The Spirit's Nomadic Word

May reflections on the Revised Common Lectionary, Cycle B.
Illustration of abstract fire moving among a group of women.
Illustration by Rachel Joan Wallis

DO WE KNOW what we even mean when we say “God”? In the wake of the crucifixion, with our theological grammar shattered on Golgotha—where, in Jesus, God died—the events of Easter have us fumbling for new words.

To speak of our faith involves piecing together syllables into phrases that venture to say the unimaginable. The resurrection shocks us out of familiar patterns of thinking about God—an unsettling of our minds but also our lives. That is what we see on Pentecost: a bewilderment. People lose control of their tongues. The Spirit dispossesses the leaders of their power over communication. God reorders their movement with the invitation of the gospel. Pentecost morning concludes with an evening of food and fellowship, “the breaking of bread and prayers,” communion among strangers (Acts 2:42).

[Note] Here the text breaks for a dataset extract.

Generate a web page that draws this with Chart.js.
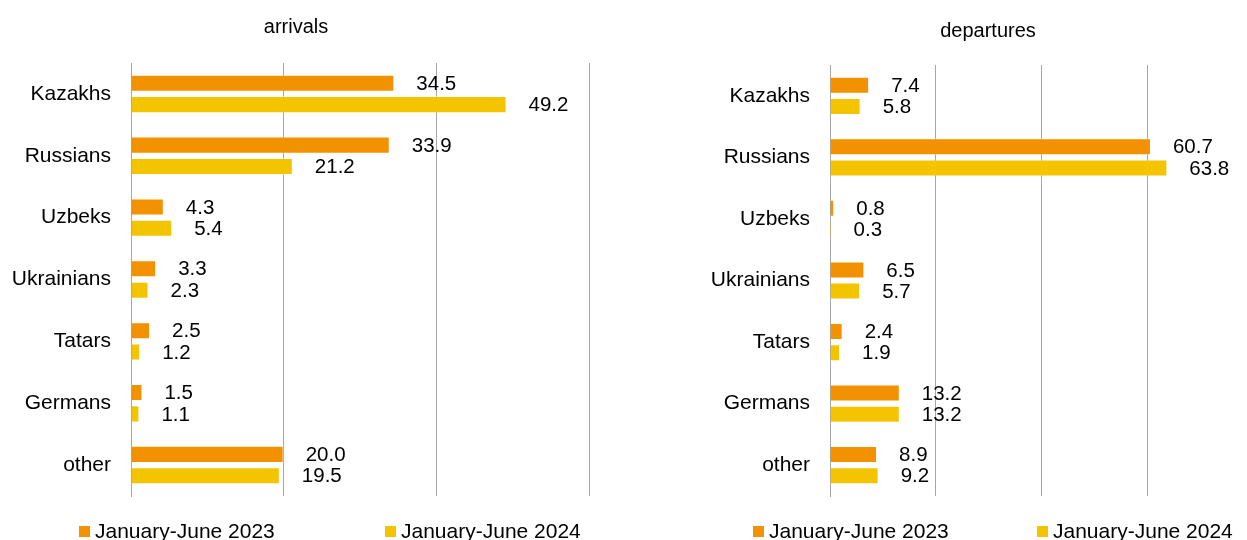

The Holy Spirit instigates a reformation of our communities as part of how we articulate the Word of God. “We need to find a new language,” writes Catholic theologian Rosemary Radford Ruether in Sexism and God-Talk, “that cannot be as easily co-opted by the systems of domination.” Habits of life accompany habits of speech. The events of Pentecost reveal a Spirit who refuses to honor our hierarchies of authority, of who represents God. From this primal episode in Acts, the church becomes a movement that transgresses the borders between insider and outsider, neighbor and foreigner, friend and stranger.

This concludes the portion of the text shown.